Last month, more than a million new brokerage accounts were opened in China, up 280 percent year-on-year, according to Reuters.
How far will the market run?
Sheung, who predicts double-digit gains in the market next year, expects the retail frenzy will continue to fuel gains.
He notes that just a small portion of domestic bank deposits – which amounted to 112 trillion yuan ($18.2 trillion) at end-October – need to be mobilized in drive the market higher. The Chinese stock market capitalization stands at $4.66 trillion.
While the timing of the stock rally coincides with the opening of the highly-anticipated Shanghai-Hong Stock Connect on November 17, market participants say the cross-border trading program has not been a large contributor to recent upside.
"Uptake of the Connect scheme has been underwhelming since it launched last month. There has been no flood of foreign capital into Shanghai," said Mark Williams, chief Asia economist.
Caution: Risks ahead
Williams is less convinced that the market will repeat this year's stellar performance in 2015.
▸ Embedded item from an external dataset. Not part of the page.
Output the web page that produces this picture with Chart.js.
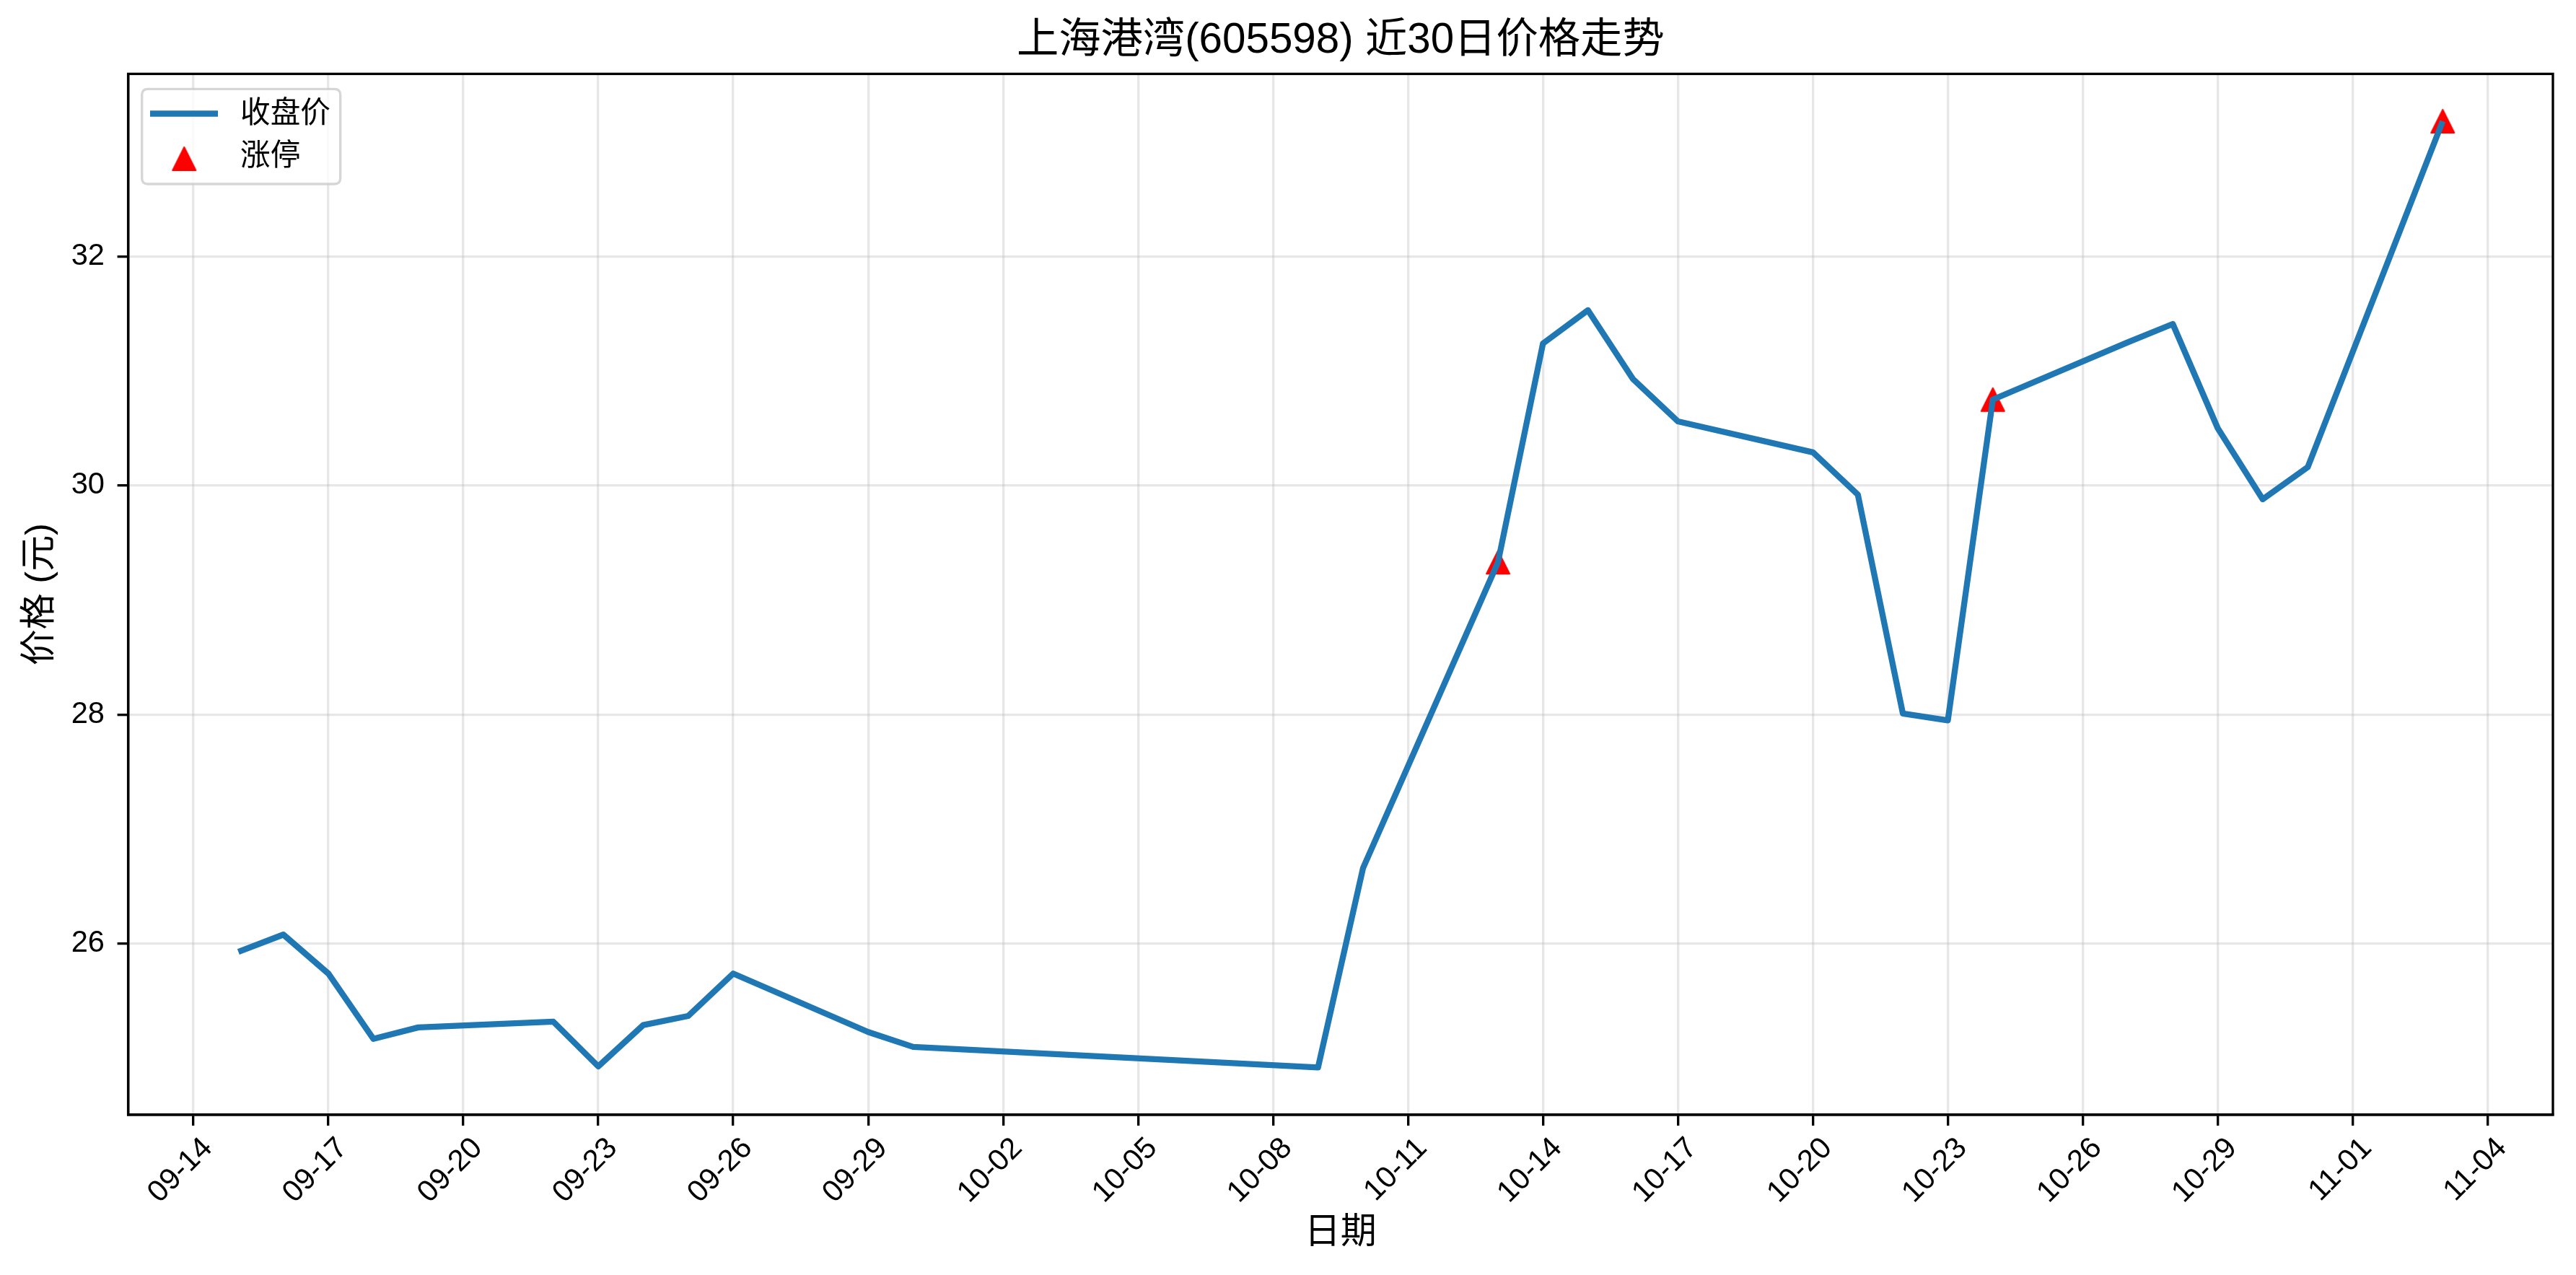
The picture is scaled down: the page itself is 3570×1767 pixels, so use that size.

"We forecast the stock market to make more headway, but do not expect it to remain on a tear," he said.
He forecasts the index will end next year at 3,000, around 100 points above current levels.
"There are still major headwinds facing banks, property developers and industrial firms, which make up much of the Shanghai Composite," he said.
"If the recent signs of mania – such as the frenzied pace of new equity account openings – trigger a further substantial rally in the market, we would be surprised if it didn't largely unwind further down the road."